My most memorable parts of the route? Day one was straight after an incredible amount of rain in Glencoe. The rivers were well and truly full, and I was tucking my InReach into my bra for crossing torrents within the first hour. This, together with some Garmin GPX file issues, meant day one was quite stressful, and I didn’t get as far as I hoped, missing a proper feed in Fort Augustus. After that, things picked up, and day three, the Northern Loop just blew me away with its rugged beauty. I was really finding my rhythm right up until having to navigate the Ledmore traverse in the dark. It was so slow, so wet, and extremely tricky navigation. I ended up buying Sealskinz socks in Ullapool after trench foot was setting in. It turns out that Sealskinz don’t get sweaty if you have a constantly refreshing pool of cold bog water washing through your shoes!
The Fisherfield section was going really well until the final steep climb when my back said ‘no’ and even affected my ability to put power through my legs. I thought this was the end of my attempt, but thankfully it just needed a rest, and I allowed myself four and a half hours of sleep that night. The following day had my favourite descent into Achnashellach, so good even when tired, and a wee fan club in Strathcarron to give me a boost. Glen Ling started so well, but my oh my, what a long bog trot it became. Then, at the very end, there was a newly repaired deer fence with an impossible set of narrow steps to get a bike through, so I tried to copy something I’d seen in photos and hooked my front wheel over the top and then tried to recover the bike on the other side. What a mess(!), at one point my bike was hanging off a post by its brake hose, another moment when I thought it was all over.
The final 24 hours were a rollercoaster, having been nervous (due to my back pain) about the hike-a-bike into Glen Affric, I had a really nice evening, gently pushing my bike up in a very smooth, zen-like way. I got to Camban bothy, had a good snack on salami, cheese, and peanut butter, and decided I’d have a 30-minute nap and then try to ride through the night and push on to the finish. The next six or eight hours were at snail’s pace, and all I could think about was sleep. When I got to Fort Augustus and hit the straight and flat canal path, I was forced to take a couple of short naps. In Fort William, I had a bowl of coffee and sausage sarnie, bought a bag of snack-size stroopwafels, and hit the trails. After so much pushing and hard terrain, I was loving the rideable, fun singletrack. There was no need for nav anymore as you could see a steady stream of West Highland Way walkers making their way north. I enjoyed the bustle and didn’t find I was held up much. After hitting the bottom of the Devil’s Staircase, I was on the home straight but starting to feel sleepy again. There was only one thing for it: to put the hammer down and ride like I had stolen it all the way to the finish!
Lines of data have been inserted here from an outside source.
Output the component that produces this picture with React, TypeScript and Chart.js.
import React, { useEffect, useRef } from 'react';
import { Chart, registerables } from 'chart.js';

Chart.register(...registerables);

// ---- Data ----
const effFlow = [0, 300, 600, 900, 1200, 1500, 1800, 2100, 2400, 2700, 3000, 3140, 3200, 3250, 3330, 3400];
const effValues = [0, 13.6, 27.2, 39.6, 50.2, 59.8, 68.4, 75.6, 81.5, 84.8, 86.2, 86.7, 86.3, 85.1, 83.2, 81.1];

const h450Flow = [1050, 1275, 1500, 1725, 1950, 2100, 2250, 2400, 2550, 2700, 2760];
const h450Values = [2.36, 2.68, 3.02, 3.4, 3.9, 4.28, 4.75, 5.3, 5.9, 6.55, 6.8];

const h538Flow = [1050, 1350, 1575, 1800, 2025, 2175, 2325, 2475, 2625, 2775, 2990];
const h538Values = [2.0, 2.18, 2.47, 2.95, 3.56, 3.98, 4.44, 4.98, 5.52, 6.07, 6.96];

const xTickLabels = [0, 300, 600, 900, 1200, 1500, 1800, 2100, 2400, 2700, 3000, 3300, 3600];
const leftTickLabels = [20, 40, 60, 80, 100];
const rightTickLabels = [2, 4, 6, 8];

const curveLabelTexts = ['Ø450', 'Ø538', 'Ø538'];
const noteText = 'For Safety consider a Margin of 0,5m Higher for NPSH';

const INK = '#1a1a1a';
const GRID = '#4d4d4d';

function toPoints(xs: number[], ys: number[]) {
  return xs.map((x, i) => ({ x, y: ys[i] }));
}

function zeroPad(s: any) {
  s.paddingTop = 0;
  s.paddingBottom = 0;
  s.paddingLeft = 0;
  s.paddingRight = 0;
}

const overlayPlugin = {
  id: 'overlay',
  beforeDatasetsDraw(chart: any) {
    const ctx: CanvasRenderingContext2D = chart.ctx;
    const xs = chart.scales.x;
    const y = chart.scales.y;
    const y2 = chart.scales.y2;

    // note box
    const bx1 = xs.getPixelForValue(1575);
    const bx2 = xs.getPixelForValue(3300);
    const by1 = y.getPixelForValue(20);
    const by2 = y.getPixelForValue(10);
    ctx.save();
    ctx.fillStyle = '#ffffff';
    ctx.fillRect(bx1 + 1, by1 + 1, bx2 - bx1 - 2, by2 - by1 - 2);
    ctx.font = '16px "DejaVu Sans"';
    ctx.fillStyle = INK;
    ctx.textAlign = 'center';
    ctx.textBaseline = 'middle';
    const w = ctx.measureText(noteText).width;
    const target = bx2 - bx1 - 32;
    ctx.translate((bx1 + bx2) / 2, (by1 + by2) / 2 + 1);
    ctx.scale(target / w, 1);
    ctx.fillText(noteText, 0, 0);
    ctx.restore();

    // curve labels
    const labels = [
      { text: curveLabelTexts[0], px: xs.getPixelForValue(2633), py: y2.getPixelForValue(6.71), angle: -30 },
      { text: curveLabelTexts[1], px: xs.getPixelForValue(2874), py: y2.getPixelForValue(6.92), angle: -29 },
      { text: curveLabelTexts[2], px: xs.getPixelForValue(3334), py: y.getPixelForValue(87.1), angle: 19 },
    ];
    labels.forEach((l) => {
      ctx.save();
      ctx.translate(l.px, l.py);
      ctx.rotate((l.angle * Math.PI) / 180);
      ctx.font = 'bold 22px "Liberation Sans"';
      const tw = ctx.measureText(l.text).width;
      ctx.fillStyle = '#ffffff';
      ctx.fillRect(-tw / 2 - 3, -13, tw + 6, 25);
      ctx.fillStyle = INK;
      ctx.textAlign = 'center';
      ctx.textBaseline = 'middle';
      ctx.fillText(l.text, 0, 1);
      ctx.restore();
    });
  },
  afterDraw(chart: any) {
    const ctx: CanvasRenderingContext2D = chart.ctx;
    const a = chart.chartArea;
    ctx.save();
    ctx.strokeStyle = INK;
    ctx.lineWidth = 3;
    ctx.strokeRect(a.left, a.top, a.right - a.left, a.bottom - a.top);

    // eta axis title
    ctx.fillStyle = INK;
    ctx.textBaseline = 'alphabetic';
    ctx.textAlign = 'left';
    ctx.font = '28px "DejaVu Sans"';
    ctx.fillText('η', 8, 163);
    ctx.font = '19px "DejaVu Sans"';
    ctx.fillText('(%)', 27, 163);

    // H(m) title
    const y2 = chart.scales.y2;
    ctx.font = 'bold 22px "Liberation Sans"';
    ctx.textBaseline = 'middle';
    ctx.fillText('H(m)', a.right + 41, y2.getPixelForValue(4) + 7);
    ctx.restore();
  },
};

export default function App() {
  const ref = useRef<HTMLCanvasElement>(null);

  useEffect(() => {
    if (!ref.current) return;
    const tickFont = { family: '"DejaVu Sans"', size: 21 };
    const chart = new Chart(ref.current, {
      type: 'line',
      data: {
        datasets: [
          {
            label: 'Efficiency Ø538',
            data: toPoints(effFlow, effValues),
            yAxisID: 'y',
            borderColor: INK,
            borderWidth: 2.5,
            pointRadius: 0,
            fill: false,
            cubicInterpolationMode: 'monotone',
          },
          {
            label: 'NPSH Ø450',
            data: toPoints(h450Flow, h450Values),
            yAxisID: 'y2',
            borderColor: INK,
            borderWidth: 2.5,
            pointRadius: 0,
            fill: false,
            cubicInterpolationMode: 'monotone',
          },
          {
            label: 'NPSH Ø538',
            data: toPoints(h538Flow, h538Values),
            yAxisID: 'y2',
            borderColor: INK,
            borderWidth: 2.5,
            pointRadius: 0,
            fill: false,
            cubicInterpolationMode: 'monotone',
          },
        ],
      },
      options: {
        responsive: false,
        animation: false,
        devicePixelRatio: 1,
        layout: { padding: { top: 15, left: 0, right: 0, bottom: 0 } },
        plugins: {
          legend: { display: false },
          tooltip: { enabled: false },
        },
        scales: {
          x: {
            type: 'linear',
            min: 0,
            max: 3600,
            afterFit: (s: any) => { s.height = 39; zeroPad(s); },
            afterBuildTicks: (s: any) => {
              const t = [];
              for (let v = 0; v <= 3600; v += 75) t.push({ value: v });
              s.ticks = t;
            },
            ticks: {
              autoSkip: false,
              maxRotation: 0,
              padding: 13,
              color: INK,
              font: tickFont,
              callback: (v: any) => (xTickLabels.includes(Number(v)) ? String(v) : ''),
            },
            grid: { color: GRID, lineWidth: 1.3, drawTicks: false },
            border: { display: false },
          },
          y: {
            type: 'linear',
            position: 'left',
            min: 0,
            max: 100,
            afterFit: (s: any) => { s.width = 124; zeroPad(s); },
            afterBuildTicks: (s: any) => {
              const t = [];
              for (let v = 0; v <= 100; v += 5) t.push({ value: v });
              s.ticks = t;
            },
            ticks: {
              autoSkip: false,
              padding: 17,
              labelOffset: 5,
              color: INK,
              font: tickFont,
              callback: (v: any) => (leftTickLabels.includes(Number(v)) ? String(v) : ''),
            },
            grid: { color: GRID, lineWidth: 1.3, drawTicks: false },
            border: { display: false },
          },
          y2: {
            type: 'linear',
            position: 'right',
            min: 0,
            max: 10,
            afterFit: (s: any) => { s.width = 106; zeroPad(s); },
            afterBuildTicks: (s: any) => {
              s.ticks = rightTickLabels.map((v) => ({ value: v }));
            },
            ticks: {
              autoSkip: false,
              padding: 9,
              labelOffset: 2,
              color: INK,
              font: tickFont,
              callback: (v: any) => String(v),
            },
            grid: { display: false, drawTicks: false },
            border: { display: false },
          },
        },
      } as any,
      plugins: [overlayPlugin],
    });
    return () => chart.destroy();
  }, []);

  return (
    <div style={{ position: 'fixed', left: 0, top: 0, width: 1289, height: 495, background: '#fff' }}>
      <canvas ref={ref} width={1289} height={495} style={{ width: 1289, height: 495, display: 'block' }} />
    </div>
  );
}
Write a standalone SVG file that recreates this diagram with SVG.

I was prepared for a very quiet finish to my ride, but two amazing friends were there to catch me and celebrate. Friends, beer, massage, good food, and a real bed; the perfect end to a long ride. I find riding my bike a long way the perfect time-out from parenting, which can often feel relentless and overwhelming. The simplicity and mandate to purely look after myself for a few days feels luxurious, and I come back to the family positive, calmer, and content.